The letter and the struggle for abortion rights in France are at the heart of a new play, “Hors la Loi” (“Outlaw”), written and directed by Pauline Bureau for the Comédie-Française. Staged at the troupe’s second venue, the Théâtre du Vieux-Colombier, it manages to be true to history and affecting without seeming purely didactic.

The production focuses on the story of Marie-Claire Chevalier, a teenage girl who had an illegal abortion after being raped, and was denounced to the police by her aggressor. The ensuing trial, in 1971 in Bobigny, a suburb of Paris, became a famous test case for abortion rights advocates.

Those court proceedings are recreated in “Hors la Loi,” but Ms. Bureau also interviewed Ms. Chevalier and zooms in on her personal story, from her working-class childhood to the aftermath of the trial. Claire de La Rüe du Can plays the 16-year-old Marie-Claire, who is barely able to speak when questioned, with a beautiful sense of repressed pain.

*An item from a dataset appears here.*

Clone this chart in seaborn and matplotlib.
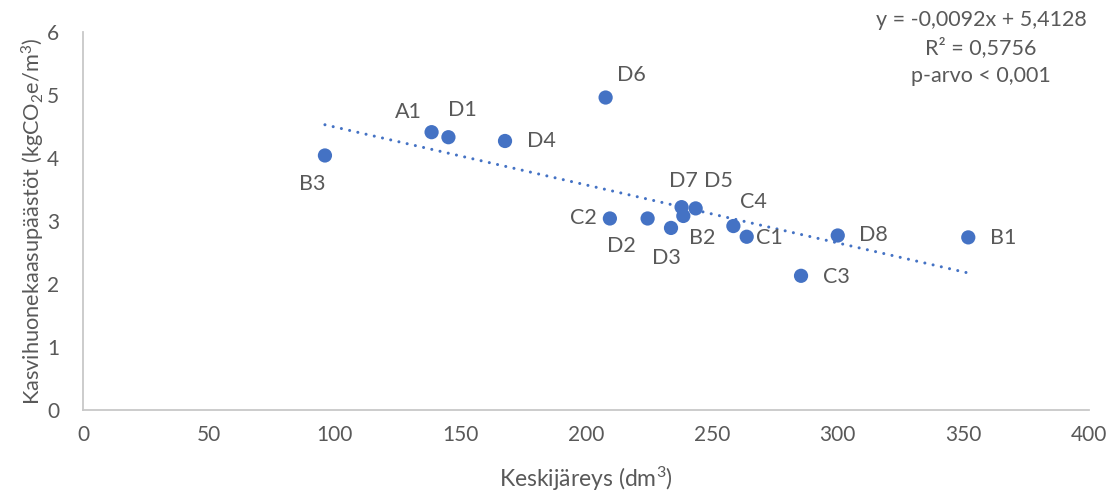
import matplotlib
matplotlib.use("Agg")
import matplotlib.pyplot as plt
import seaborn as sns
import pandas as pd
import numpy as np

# Plot identifiers, mean stem volume (dm3) and emissions (kgCO2e/m3)
labels = ["B3", "A1", "D1", "D4", "D6", "C2", "D2", "D3", "D7", "B2",
          "D5", "C4", "C1", "D8", "C3", "B1"]
volume = [96.2, 138.6, 145.3, 167.8, 207.8, 209.5, 224.5, 233.8, 238.0, 238.7,
          243.6, 258.6, 263.9, 300.1, 285.5, 352.0]
emissions = [4.04, 4.41, 4.33, 4.27, 4.96, 3.04, 3.04, 2.89, 3.22, 3.08,
             3.20, 2.92, 2.75, 2.77, 2.13, 2.74]

# Linear trend shown on the chart
slope = -0.0092
intercept = 5.4128
r_squared = 0.5756

# Label offsets in pixels (dx, dy) relative to each point
label_offsets = {
    "B3": (-13, -29), "A1": (-23, 20), "D1": (14, 27), "D4": (36, 0),
    "D6": (26, 23), "C2": (-27, 0), "D2": (-26, -28), "D3": (-5, -30),
    "D7": (2, 26), "D5": (23, 27), "B2": (19, -22), "C4": (20, 24),
    "C1": (23, -1), "D8": (36, 0), "C3": (35, -1), "B1": (35, -1),
}

df = pd.DataFrame({"label": labels, "volume": volume, "emissions": emissions})

sns.set_theme(style="white")
plt.rcParams["font.family"] = ["Lato", "DejaVu Sans"]
plt.rcParams["mathtext.fontset"] = "custom"
plt.rcParams["mathtext.rm"] = "Lato"
plt.rcParams["mathtext.default"] = "regular"

text_color = "#595959"
point_color = "#4472C4"

fig = plt.figure(figsize=(11.14, 4.94), dpi=100)
ax = fig.add_axes([83 / 1114, 1 - 410 / 494, (1089 - 83) / 1114, (410 - 32) / 494])

# Dotted trend line over the observed range
x_trend = np.array([df["volume"].min(), df["volume"].max()])
trend = pd.DataFrame({"x": x_trend, "y": slope * x_trend + intercept})
sns.lineplot(data=trend, x="x", y="y", ax=ax, color=point_color,
             linewidth=2.2, linestyle=(0, (0.01, 2.75)),
             dash_capstyle="round", zorder=2)

sns.scatterplot(data=df, x="volume", y="emissions", ax=ax, color=point_color,
                s=105, edgecolor="none", linewidth=0, zorder=3)

for lab, xv, yv in zip(labels, volume, emissions):
    dx, dy = label_offsets[lab]
    ax.annotate(lab, (xv, yv), xytext=(dx, dy), textcoords="offset pixels",
                ha="center", va="center", fontsize=15.5, color=text_color)

ax.set_xlim(0, 400)
ax.set_ylim(0, 6)
ax.set_xticks(np.arange(0, 401, 50))
ax.set_yticks(np.arange(0, 7, 1))
ax.tick_params(axis="both", length=0, labelsize=15, labelcolor=text_color)
ax.tick_params(axis="x", pad=11)
ax.tick_params(axis="y", pad=17)

for side in ["top", "right"]:
    ax.spines[side].set_visible(False)
for side in ["left", "bottom"]:
    ax.spines[side].set_color("#C8C8C8")
    ax.spines[side].set_linewidth(1.3)

ax.set_xlabel("Keskijäreys (dm$^3$)", fontsize=16.5, color=text_color, labelpad=14)
ax.set_ylabel("Kasvihuonekaasupäästöt (kgCO$_2$e/m$^3$)", fontsize=15.7,
              color=text_color, labelpad=0)

eq_text = (f"y = {slope:.4f}x + {intercept:.4f}".replace(".", ",")
           + "\n" + f"R² = {r_squared:.4f}".replace(".", ",")
           + "\np-arvo < 0,001")
fig.text(981 / 1114, 1 - 10 / 494, eq_text, ha="center", va="top",
         fontsize=15.5, color=text_color, linespacing=1.45)

fig.savefig("out.png", dpi=100, facecolor="white")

The play’s human impact hinges on another performance: that of Martine Chevallier, who plays Marie-Claire at the age of 60. She appears throughout “Hors la Loi” to contextualize the story, and has the last word in a heart-rending monologue. Ms. Chevalier was acquitted while her mother got a suspended sentence, yet the older actress explains that after the news cycle moved on, she was shunned, forced to drop out of school, and carried the trauma of the trial for decades. That’s the cost of a story that became history — one that needs to be told.

Hiroshima Mon Amour. Directed by Bertrand Marcos. Théâtre des Bouffes Parisiens, through July 7.
L’Homme Assis dans le Couloir. Directed by Gabriel Garran. Les Déchargeurs, through July 6.
Hors la Loi. Directed by Pauline Bureau. Théâtre du Vieux-Colombier/Comédie-Française, through July 7.